Average Position: tells you roughly where you rank in search results. Position 1 is the top. Anything past position 10 means page two, which very few people ever reach. This number is an average across all queries, so always dig into individual keywords for the real picture.
The Queries (Keywords)

Scroll down in the Performance report and click the Queries tab.
This shows you the exact words people typed into Google that caused your site to appear. Spend real time here. Look for:
- Keywords with high impressions but low clicks. Your page is showing up, but something is putting people off. Rewrite the title and meta description for those pages.
- Keywords ranking between positions 8 and 15. These are your biggest quick wins. A focused content update can push them onto page one and drive meaningful traffic with relatively little effort.
- Unexpected keywords you never targeted. These are free content ideas Google is handing you.
The Pages Tab: Find What Is Working (and What Is Not)
Click the Pages tab next to Queries.
This shows how individual pages on your site are performing. Your top pages are your SEO assets. Make sure they have strong calls to action, good internal links to other pages, and content that matches what the searcher actually wants.
Pages with high impressions but low clicks need better titles. Pages with no impressions at all either have an indexing problem or are targeting keywords nobody searches. Both are worth fixing.
At Extems, our SEO team reviews page-level GSC data as part of every monthly reporting cycle, turning what looks like a spreadsheet into a prioritized action list for our clients.
The Indexing Report: Is Google Actually Seeing Your Pages?
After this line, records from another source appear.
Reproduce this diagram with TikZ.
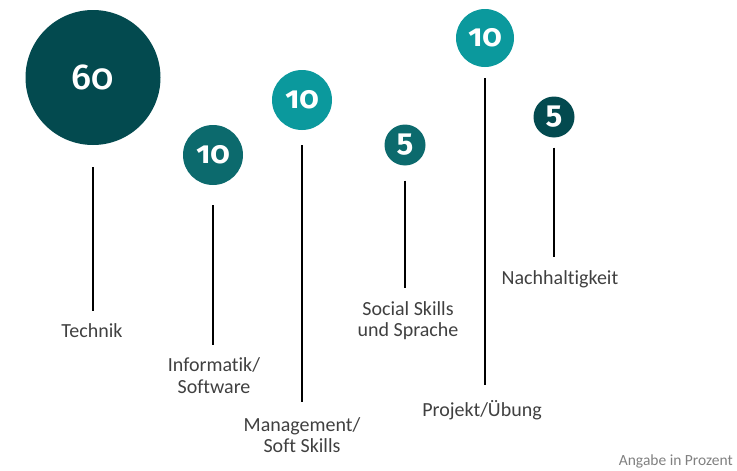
\documentclass[tikz,border=0pt]{standalone}
\usepackage{fontspec}
\setmainfont{Carlito}[Ligatures=NoCommon]
\newfontfamily\numfont{Fira Sans}[Numbers=OldStyle]
\newfontfamily\bignumfont{Fira Sans Medium}[Numbers=OldStyle]
\definecolor{tealdark}{HTML}{034A4F}
\definecolor{tealmid}{HTML}{0C6A6D}
\definecolor{teallight}{HTML}{0B999D}
\definecolor{labelgray}{HTML}{404040}
\begin{document}
\begin{tikzpicture}[x=1pt, y=-1pt,
    share/.style = {circle, draw=none, inner sep=0pt, text=white},
    smallnum/.style = {font=\numfont\bfseries\fontsize{31}{31}\selectfont},
    lbl/.style = {align=center, inner sep=0pt, text=labelgray, font=\fontsize{20}{21.5}\selectfont},
    stem/.style = {line width=2pt, black}]
    \useasboundingbox (0,0) rectangle (737,471);
    % circles
    \node[share, fill=tealdark, minimum size=135pt, font=\bignumfont\fontsize{36}{36}\selectfont] (tech) at (93,77.5) {60};
    \node[share, fill=tealmid, minimum size=60pt, smallnum] (info) at (213,155) {10};
    \node[share, fill=teallight, minimum size=60pt, smallnum] (mgmt) at (302,100) {10};
    \node[share, fill=tealmid, minimum size=41pt, smallnum] (soc) at (405,145) {5};
    \node[share, fill=teallight, minimum size=58pt, smallnum] (proj) at (485,38) {10};
    \node[share, fill=tealdark, minimum size=41pt, smallnum] (nach) at (554,117) {5};
    % labels
    \node[lbl] (techlbl) at (92,331) {Technik};
    \node[lbl] (infolbl) at (214,375.5) {Informatik/\\Software};
    \node[lbl] (mgmtlbl) at (302,435) {Management/\\Soft Skills};
    \node[lbl] (soclbl) at (408,320.5) {Social Skills\\und Sprache};
    \node[lbl] (projlbl) at (482,410) {Projekt/Übung};
    \node[lbl] (nachlbl) at (560,279) {Nachhaltigkeit};
    \node[anchor=east, inner sep=0pt, text=gray, font=\fontsize{15.5}{15.5}\selectfont] (note) at (733,461) {Angabe in Prozent};
    % stems
    \draw[stem, shorten <=22pt, shorten >=13pt] (tech.south) -- (tech.south |- techlbl.north);
    \draw[stem, shorten <=20pt, shorten >=13pt] (info.south) -- (info.south |- infolbl.north);
    \draw[stem, shorten <=15pt, shorten >=15pt] (mgmt.south) -- (mgmt.south |- mgmtlbl.north);
    \draw[stem, shorten <=15pt, shorten >=13pt] (soc.south) -- (soc.south |- soclbl.north);
    \draw[stem, shorten <=11pt, shorten >=15pt] (proj.south) -- (proj.south |- projlbl.north);
    \draw[stem, shorten <=10pt, shorten >=13pt] (nach.south) -- (nach.south |- nachlbl.north);
\end{tikzpicture}
\end{document}
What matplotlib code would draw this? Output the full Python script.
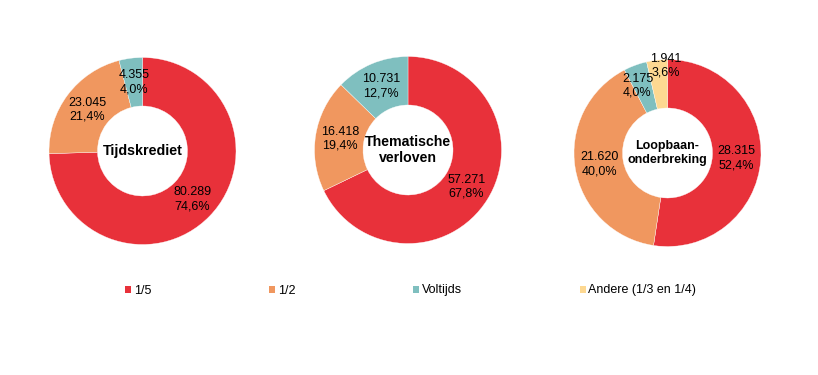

From the left sidebar, click Indexing, then Pages.
This tells you how many pages Google has indexed and how many it has not. Pages that are not indexed will never appear in search results, full stop.
Common reasons pages get excluded: a noindex tag was added by mistake, the page has no internal links pointing to it, or it was blocked in your robots.txt file. Google's own indexing documentation explains the crawling and indexing process in detail.
Check this report monthly. One missed indexing error on a key service page can quietly cost you customers for months.
If you find indexing issues and are not sure how to fix them, our Technical SEO services are built exactly for this. We identify what Google cannot see and get it fixed.
What to Do After You Read the Data

Reading GSC is only half the work. Here is a simple process to follow each month:
- Find keywords ranked between positions 8 and 20. Update those pages with better content and clearer headings.
- Fix pages with high impressions and low CTR by rewriting their titles and meta descriptions.
- Check the Indexing report for any newly excluded pages and investigate why.
- Compare date ranges month over month. Growing clicks and impressions confirm your efforts are working.
If this feels like a lot to manage on top of running your business, that is exactly what Extems is here for. We handle the data, the strategy, and the execution so you can focus on what you do best.
FAQ Section

How often should I check Google Search Console?
Once a week is a healthy habit. At minimum, check it once a month. GSC data updates every 2 to 3 days, so daily checks are rarely necessary unless you are actively running an optimization campaign.
What is a good CTR in Google Search Console?
It depends on your ranking position. Position 1 typically sees CTRs above 20%. Positions 4 through 6 average around 5%. If a page ranking in your top 5 is below 2%, the title and meta description are the first things to fix.
Why do some of my pages have zero impressions?
They are either not indexed by Google, targeting keywords with no search volume, or simply too new. Start with the Indexing report to confirm the page is indexed, then look at the keyword targeting.
What is the difference between GSC and Google Analytics?
Search Console shows what happens before the click: how you appear in search, which queries trigger your pages, and whether Google can find your content. Google Analytics shows what happens after the click: how visitors behave on your site, which pages they visit, and whether they convert.